Jersey Tom wrote:
1. Tires do not bend to your whim. To put in very crude terms, think of it as 90% of what the tires are going to do and how the car is going to handle is out of the teams' control. It is intrinsic to the build of the tire from the factory. The teams and engineers can maybe try to tweak on the last 10% - though even then you're severely boxed in by limitations on durability, fitting in with aero and the rest of the suspension, etc. Or put another way, a good race engineer can tune on a suspension all day long... and a change in tire construction can completely blow away any of those changes as far as magnitude of effect.
You pluck numbers out of thin air and hope they prove a point. From the press conference today;
Q: Finally to you Bob. From a deputy team principal's perspective: safety, racing, what's your opinion:
Bob Fearnley: I think Pirelli have done a good job. Fundamentally we're looking to try to average out at two to three stops per race and I think if you take the extremes in any 20-race series you're going to have some that might do four and some that might do one. But overall were going to achieve the objective. I agree with Paul, it's the same for everybody. I think some of the teams will have put in resource perhaps this time year to start looking at how they're going to develop their car, what suspension programme they're going to put in to optimise the tyres, other teams will continued to work on aero. That's the choice of the teams at the end of the day and you've got to deliver what you think is the most competitive package. But there are four points of contact on a track, it doesn't matter how much else you do, you've got to make the tyres work.
2. The teams have all the data? What data?? Who is to say Pirelli gives the teams
any significant amount of lab data on the tires? Maybe they do, maybe they don't - we're not privy to that, though from what I've heard, they've fallen short significantly in some aspects of delivering appropriate information.
The bit about the 60% wind tunnel tires not having an appropriate profile is part of that which has become public knowledge.
In that situation, the more "homework" you do the more you get screwed over because you are lead further and further astray by BS data. That's really quite poor form. Then there's track data which is maybe available, but that's crap compared to good lab data even under ideal conditions - much less when you're doing winter testing in non representative weather.

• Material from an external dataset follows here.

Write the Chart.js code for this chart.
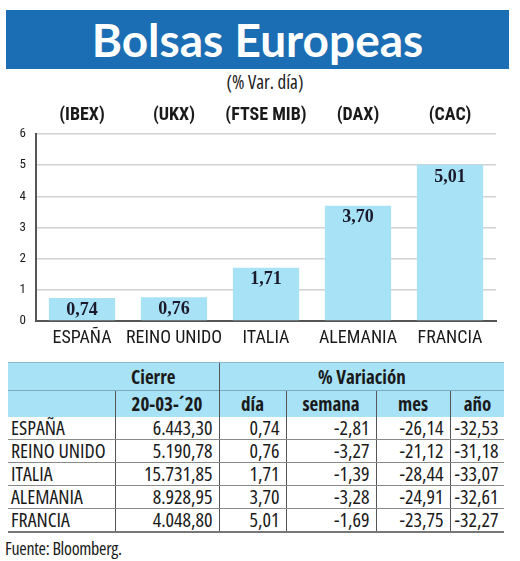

And teams do get data. They actually get all the lab data in real time as well as Pacejka models of the physical properties which they feed into simulations. Of course this data doesn't deliver information on degradation but everything else is there from the beginning in order for teams to make decisions on their cars.
Source
Edit: From the 2008-2010 Bridgestone Tender
7.10 The MANUFACTURER will supply the FIA and each COMPETITOR with technical information on all available tyres, including at least:
Aerodynamic Data
• Tyre shape information at various loading conditions for CFD studies.
Design Department Data
• Static profile and dimensions when fitted and inflated at nominal pressure with no load;
• Static profile and dimensions when fitted and inflated at nominal pressure at static nominal load;
• Tyre shape information at various loading conditions for design of floors, rear wing endplates etc;
• Tyre bead details and preferred rim widths to confirm wheel rim design;
• Tyre valve details;
• Loaded radius as function of load, speed, inner pressure and camber;
• Camber range;
• Tyre weight and inertia (front and rear for dry / intermediate / wet).
Vehicle Dynamics Data
• Rolling resistance as function of load and speed;
• Loaded radius equations =fn(speed, Fx, Fy, Fz, inflation pressure, camber);
• Rolling radius equations =fn(speed, Fx, Fy, Fz, inflation pressure, camber);
• Non-rolling tyre spring rate and damping over a range of vertical load and drive frequencies;
• Force and moment tyre model – Pacejka format;
• Relaxation length;
• Aligning torque;
• Overturning moment;
• Minimum and maximum inner pressure.
In this type of situation sometimes those who do the most work get shafted the most (as I mentioned earlier). Sometimes those with good insight do get rewarded with nuggets of knowledge which help them out on a race weekend. And sometimes honestly, you just stumble into something that works. You may not even know why it works exactly, but if it gives you a performance edge.. so be it.
That Pirelli provided faulty wind tunnel tyres is unfortunate but you forget to put in your post that they've corrected that.